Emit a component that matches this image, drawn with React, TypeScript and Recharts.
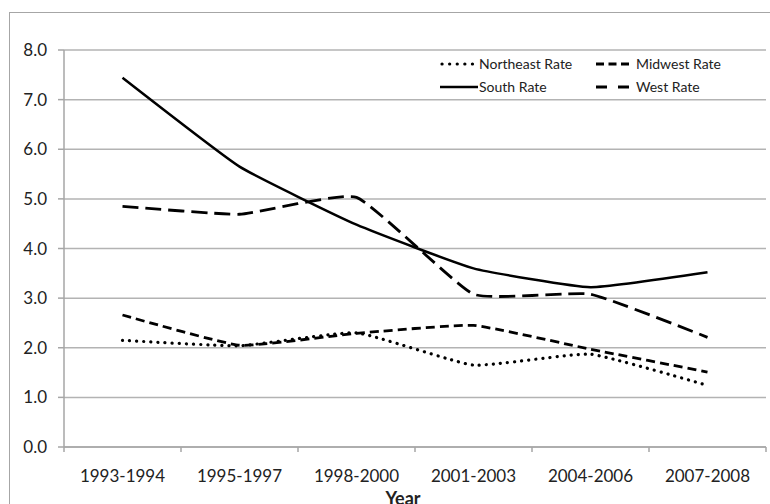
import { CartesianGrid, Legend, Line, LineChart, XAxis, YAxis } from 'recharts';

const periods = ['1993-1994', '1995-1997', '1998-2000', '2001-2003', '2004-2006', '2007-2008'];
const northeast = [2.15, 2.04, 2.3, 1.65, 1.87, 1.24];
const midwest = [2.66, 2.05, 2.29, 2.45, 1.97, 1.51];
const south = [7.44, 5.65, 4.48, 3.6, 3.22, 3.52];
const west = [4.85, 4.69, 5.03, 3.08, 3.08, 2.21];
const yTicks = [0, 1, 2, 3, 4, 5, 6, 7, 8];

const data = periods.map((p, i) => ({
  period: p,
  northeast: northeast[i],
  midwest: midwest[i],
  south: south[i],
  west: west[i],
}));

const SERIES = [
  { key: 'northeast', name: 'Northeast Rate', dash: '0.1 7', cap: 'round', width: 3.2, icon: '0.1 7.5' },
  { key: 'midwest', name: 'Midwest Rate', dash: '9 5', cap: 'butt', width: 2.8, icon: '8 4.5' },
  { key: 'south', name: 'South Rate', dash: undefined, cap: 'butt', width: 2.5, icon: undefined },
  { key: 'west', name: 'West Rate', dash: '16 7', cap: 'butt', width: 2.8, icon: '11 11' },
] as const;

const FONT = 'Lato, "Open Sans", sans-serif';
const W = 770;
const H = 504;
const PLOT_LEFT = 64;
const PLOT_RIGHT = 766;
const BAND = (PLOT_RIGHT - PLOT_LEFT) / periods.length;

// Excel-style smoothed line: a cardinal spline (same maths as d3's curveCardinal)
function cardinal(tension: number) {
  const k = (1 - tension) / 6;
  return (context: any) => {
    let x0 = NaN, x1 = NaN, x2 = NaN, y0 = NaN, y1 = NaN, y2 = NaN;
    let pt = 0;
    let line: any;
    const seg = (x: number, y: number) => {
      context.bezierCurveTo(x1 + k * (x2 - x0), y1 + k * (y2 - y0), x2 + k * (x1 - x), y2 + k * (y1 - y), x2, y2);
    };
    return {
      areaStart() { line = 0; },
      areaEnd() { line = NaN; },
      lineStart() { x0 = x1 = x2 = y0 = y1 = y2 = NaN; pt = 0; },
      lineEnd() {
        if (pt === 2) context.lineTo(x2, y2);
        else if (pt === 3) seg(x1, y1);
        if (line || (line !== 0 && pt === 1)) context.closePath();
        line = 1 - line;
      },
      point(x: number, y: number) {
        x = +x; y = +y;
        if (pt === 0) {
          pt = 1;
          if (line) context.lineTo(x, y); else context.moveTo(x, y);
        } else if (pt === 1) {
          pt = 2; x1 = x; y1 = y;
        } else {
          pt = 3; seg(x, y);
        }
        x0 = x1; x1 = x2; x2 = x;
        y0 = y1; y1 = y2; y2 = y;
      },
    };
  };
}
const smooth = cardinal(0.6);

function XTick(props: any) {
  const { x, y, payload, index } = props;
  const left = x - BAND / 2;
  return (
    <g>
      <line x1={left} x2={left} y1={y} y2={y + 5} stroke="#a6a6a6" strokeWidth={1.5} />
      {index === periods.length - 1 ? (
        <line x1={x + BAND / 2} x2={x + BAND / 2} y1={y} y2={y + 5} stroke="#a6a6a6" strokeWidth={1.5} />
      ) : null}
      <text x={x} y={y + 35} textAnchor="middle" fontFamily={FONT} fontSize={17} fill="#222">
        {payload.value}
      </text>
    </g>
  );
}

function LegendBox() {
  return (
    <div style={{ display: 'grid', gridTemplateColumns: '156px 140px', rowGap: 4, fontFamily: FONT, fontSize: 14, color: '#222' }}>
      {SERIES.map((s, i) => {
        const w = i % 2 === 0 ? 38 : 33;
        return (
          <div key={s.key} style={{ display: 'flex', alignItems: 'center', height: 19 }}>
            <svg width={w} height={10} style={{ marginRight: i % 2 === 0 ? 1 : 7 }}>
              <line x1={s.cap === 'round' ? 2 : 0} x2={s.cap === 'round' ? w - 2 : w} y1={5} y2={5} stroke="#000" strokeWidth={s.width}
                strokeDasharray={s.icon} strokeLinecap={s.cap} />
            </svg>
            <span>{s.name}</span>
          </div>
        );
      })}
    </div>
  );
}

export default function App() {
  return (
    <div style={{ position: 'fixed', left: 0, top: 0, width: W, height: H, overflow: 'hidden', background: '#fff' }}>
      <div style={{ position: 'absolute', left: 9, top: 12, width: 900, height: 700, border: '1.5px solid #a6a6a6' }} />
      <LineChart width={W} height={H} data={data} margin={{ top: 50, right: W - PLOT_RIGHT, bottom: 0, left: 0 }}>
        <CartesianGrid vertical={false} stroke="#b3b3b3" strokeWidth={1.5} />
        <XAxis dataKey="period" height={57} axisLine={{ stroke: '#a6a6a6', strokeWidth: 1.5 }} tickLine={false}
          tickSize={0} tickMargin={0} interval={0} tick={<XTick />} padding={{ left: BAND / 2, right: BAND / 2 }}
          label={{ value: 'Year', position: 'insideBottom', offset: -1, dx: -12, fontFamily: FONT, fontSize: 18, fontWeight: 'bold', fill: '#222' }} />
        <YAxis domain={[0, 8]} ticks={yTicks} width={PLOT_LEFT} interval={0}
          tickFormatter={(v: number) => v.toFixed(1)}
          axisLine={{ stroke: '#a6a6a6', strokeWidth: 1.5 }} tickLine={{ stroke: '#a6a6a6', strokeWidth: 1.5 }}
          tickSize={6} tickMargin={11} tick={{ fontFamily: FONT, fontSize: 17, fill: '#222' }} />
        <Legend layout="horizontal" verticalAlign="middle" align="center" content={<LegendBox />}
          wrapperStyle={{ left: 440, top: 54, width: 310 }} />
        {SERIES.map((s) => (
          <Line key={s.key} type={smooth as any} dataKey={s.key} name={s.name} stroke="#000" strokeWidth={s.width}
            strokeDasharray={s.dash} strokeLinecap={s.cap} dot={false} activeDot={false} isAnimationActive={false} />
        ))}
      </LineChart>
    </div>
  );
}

...

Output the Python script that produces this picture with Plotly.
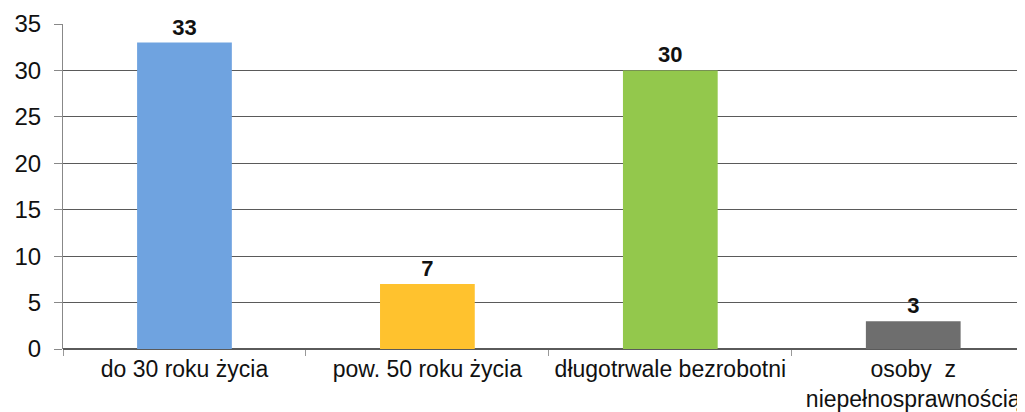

**EXERCISE GOAL**: Find the string "with" in the entries above and return each line that holds it.

**FULL ANSWER**:
Emit a component that matches this image, drawn with React, TypeScript and Recharts.
Output the Python script that produces this picture with Plotly.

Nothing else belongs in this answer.